When the legislator declares the need for the unhindered exercise of rights, he has little idea that rights in the norm are precisely what are unhindered. And the pleonasm “civil rights”, which was already stated in the “fundamental principles”, only aggravates the problem of understanding rights.

6. Ensuring the restoration of violated rights, their judicial protection. Some violated rights cannot be restored. For example, the right to communicate with a person who was killed by a criminal cannot be restored. You can only imprison the criminal. The legislator recalls such irreversible rights only in Article 150 of the Civil Code and calls them personal non-property rights or intangible benefits. But in the first lines of the Code, the legislator overly acknowledges: “ensuring the restoration of violated rights.” Only the cumbersome form of recognition masks its excessiveness. Rights that cannot be restored can only be partially compensated by property, in particular money.

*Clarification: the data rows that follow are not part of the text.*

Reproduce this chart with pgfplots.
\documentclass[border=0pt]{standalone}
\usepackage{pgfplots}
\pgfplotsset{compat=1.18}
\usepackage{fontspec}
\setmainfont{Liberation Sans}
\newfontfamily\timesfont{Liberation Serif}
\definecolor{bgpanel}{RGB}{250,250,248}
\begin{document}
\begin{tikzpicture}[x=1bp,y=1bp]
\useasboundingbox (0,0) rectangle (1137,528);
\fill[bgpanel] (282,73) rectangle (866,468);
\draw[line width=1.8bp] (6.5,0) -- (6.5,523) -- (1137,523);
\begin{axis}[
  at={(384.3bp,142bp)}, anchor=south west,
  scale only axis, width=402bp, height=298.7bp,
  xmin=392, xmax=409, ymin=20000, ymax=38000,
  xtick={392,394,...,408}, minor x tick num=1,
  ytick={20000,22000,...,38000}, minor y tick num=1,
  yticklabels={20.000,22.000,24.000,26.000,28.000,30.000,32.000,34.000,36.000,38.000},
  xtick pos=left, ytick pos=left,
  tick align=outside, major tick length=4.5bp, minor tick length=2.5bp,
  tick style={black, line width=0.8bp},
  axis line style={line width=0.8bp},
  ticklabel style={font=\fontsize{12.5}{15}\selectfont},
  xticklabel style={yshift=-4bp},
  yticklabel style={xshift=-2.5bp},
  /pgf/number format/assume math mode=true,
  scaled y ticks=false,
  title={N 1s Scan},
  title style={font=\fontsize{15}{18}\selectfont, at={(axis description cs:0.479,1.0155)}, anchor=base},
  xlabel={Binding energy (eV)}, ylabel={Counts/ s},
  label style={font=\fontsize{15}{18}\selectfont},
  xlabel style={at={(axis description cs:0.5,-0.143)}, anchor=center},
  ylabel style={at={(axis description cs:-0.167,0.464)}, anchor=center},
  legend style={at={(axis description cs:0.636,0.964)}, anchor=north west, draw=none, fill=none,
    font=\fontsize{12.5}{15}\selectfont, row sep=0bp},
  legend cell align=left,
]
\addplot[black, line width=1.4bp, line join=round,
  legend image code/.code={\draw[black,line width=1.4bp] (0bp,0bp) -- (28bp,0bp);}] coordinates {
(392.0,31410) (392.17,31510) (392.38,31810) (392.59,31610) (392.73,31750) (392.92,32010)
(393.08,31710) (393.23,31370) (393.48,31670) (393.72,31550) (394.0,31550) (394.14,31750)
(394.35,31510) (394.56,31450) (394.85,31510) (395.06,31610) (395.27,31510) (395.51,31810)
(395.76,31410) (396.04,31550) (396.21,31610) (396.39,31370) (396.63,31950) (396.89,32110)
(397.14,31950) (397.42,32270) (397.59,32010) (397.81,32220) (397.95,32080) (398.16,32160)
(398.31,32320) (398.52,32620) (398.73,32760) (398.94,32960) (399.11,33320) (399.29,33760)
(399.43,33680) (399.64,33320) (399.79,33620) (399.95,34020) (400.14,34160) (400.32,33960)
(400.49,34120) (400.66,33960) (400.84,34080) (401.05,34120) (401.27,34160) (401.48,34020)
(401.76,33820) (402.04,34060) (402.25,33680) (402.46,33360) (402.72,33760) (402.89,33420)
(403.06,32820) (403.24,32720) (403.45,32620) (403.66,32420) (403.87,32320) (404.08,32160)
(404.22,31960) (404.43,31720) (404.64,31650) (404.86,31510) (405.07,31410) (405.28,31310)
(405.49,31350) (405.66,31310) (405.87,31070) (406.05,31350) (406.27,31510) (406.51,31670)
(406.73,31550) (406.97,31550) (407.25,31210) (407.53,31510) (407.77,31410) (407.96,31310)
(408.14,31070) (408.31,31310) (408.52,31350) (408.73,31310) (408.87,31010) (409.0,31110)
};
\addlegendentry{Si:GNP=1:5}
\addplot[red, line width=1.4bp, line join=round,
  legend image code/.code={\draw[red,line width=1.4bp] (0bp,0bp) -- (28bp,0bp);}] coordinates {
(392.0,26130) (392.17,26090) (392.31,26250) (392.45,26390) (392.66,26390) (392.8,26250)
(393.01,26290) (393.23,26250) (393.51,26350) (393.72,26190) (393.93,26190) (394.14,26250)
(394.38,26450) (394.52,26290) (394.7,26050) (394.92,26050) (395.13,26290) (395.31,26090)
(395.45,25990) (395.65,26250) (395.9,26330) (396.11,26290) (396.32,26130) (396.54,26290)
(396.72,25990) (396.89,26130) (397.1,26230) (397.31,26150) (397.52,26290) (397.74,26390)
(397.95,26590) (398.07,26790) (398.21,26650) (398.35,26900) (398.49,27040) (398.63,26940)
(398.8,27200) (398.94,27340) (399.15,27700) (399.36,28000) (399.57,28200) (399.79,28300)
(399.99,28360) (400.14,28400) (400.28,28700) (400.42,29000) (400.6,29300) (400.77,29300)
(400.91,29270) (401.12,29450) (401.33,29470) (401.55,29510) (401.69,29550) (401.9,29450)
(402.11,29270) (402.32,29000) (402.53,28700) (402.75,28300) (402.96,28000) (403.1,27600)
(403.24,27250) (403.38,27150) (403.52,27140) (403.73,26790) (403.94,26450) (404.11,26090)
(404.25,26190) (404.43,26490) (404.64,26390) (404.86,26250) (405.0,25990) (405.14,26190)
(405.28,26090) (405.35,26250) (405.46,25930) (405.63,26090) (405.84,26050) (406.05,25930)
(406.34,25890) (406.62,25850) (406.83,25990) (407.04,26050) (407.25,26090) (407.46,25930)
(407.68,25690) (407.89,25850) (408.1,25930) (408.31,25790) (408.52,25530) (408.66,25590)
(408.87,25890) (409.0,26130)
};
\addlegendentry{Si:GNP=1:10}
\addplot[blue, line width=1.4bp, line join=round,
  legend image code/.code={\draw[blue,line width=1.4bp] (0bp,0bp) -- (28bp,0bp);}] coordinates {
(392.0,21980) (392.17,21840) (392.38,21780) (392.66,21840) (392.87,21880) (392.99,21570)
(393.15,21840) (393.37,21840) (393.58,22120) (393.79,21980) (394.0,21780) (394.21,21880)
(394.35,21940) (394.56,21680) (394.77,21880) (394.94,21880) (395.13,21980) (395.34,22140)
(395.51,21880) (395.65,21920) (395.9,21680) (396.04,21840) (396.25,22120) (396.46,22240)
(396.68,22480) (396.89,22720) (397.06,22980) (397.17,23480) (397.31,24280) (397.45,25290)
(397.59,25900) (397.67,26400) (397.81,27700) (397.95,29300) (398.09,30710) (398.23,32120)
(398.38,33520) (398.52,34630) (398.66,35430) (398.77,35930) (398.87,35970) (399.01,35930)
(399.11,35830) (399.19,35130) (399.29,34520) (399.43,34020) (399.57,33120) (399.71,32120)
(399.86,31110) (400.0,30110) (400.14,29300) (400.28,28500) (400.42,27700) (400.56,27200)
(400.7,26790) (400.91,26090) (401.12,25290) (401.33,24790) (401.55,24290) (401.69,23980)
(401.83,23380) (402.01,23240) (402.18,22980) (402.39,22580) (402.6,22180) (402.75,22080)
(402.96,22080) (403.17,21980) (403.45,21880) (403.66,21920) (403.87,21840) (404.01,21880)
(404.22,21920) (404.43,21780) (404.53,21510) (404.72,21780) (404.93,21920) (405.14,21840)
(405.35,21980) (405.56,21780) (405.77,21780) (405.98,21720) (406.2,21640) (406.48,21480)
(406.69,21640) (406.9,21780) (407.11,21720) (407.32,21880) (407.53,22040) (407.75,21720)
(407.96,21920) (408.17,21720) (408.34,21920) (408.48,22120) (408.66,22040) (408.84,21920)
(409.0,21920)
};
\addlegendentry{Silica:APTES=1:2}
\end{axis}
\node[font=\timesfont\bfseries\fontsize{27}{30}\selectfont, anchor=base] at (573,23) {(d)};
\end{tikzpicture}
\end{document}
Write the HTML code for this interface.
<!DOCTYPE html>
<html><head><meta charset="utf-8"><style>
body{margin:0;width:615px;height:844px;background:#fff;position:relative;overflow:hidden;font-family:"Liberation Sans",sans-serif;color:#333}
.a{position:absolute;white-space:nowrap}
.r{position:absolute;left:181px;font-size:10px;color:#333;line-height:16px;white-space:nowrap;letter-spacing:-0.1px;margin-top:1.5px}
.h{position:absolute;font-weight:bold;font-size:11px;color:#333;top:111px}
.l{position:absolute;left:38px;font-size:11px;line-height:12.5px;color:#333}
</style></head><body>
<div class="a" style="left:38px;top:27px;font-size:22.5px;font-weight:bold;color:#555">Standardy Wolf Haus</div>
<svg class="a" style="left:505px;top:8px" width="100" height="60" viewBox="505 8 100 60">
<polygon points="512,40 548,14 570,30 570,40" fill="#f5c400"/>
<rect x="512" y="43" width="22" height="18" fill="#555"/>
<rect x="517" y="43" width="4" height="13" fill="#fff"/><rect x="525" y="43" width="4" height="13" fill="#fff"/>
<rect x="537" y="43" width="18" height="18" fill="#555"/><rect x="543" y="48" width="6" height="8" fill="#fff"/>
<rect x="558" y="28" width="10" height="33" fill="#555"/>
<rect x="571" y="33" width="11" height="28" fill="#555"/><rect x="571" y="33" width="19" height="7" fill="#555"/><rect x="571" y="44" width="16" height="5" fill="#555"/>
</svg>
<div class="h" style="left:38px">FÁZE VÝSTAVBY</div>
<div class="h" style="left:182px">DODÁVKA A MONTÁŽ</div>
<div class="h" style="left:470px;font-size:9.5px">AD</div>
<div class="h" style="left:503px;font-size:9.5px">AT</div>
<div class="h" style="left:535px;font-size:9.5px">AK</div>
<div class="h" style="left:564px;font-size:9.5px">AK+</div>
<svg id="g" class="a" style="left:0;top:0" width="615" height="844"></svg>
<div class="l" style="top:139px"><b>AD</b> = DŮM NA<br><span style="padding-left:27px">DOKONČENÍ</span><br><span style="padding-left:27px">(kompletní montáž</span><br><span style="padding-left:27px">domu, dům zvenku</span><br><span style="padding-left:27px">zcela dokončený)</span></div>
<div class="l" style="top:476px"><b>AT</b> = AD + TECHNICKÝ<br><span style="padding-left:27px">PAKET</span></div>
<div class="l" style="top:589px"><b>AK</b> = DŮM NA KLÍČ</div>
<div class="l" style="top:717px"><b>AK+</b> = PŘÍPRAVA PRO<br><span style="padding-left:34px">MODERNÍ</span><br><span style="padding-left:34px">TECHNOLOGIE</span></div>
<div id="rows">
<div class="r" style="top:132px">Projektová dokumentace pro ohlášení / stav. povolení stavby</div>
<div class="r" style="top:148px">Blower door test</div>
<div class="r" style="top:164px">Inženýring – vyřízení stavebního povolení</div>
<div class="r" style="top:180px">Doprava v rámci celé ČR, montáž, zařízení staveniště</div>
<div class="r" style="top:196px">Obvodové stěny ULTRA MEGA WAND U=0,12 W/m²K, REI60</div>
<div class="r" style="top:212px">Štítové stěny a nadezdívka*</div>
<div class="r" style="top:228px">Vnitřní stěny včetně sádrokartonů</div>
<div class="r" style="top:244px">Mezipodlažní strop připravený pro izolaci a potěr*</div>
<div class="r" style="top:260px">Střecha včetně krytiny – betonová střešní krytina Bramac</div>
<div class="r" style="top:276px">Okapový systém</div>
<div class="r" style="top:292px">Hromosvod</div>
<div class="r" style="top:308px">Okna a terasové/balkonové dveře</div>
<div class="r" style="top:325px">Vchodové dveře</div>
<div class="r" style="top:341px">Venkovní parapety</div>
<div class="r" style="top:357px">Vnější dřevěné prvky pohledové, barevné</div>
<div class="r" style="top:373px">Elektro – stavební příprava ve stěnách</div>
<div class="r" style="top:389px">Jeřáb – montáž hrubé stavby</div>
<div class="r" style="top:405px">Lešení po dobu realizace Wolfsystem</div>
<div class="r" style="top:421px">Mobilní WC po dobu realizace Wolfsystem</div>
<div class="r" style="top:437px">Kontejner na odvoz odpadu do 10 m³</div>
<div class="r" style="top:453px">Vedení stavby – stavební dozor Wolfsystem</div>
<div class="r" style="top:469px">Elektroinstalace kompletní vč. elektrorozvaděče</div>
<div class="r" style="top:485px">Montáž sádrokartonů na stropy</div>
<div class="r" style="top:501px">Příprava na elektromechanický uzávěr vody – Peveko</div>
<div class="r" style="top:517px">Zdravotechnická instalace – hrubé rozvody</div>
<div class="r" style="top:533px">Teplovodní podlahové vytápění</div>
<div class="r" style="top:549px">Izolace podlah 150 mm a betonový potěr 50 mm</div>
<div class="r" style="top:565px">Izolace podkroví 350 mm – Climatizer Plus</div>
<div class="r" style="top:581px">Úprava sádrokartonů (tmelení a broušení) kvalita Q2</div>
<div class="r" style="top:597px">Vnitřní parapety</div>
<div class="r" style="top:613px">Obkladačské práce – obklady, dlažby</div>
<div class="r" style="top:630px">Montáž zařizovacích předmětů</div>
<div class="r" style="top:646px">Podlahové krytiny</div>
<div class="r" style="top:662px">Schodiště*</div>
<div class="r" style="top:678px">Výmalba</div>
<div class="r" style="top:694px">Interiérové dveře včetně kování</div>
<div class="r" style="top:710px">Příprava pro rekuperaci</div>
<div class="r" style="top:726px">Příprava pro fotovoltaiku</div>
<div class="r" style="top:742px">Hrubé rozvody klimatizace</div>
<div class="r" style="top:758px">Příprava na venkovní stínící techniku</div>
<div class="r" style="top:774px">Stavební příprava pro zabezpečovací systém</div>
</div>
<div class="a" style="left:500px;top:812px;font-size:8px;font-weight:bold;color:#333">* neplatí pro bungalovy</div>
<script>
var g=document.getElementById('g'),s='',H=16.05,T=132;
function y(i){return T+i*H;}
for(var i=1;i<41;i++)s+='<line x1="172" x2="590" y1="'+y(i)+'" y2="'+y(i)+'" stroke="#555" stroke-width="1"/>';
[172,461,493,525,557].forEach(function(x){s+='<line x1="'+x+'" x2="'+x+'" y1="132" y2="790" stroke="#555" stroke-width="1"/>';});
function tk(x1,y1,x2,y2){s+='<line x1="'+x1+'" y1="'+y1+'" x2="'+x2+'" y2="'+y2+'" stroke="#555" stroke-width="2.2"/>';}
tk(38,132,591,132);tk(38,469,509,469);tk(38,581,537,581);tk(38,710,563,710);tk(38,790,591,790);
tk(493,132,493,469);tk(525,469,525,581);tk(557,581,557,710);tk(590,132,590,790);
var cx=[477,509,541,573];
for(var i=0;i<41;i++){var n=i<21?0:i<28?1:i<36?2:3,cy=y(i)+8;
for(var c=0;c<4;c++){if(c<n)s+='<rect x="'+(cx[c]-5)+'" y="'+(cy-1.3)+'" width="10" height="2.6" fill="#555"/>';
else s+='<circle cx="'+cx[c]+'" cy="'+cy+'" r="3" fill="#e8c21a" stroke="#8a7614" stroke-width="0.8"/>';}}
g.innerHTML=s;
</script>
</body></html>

So, from the first lines of the Code, the legislator creates difficulties for the protection of rights. The legislator does not specify in what respect the participants are equal. By proclaiming the inviolability of property, the legislator allows interference in private affairs, which is contrary to inviolability. The legislator overly proclaims freedom of contract and ensuring the restoration of violated rights, which raises doubts about the legislator’s adequate understanding of rights. It constructs the pleonasm “civil rights” and encourages the creation of oxymorons such as “prohibited rights,” which turns suspicion into certainty: the legislator does not have a consistent definition of the rights he is going to protect.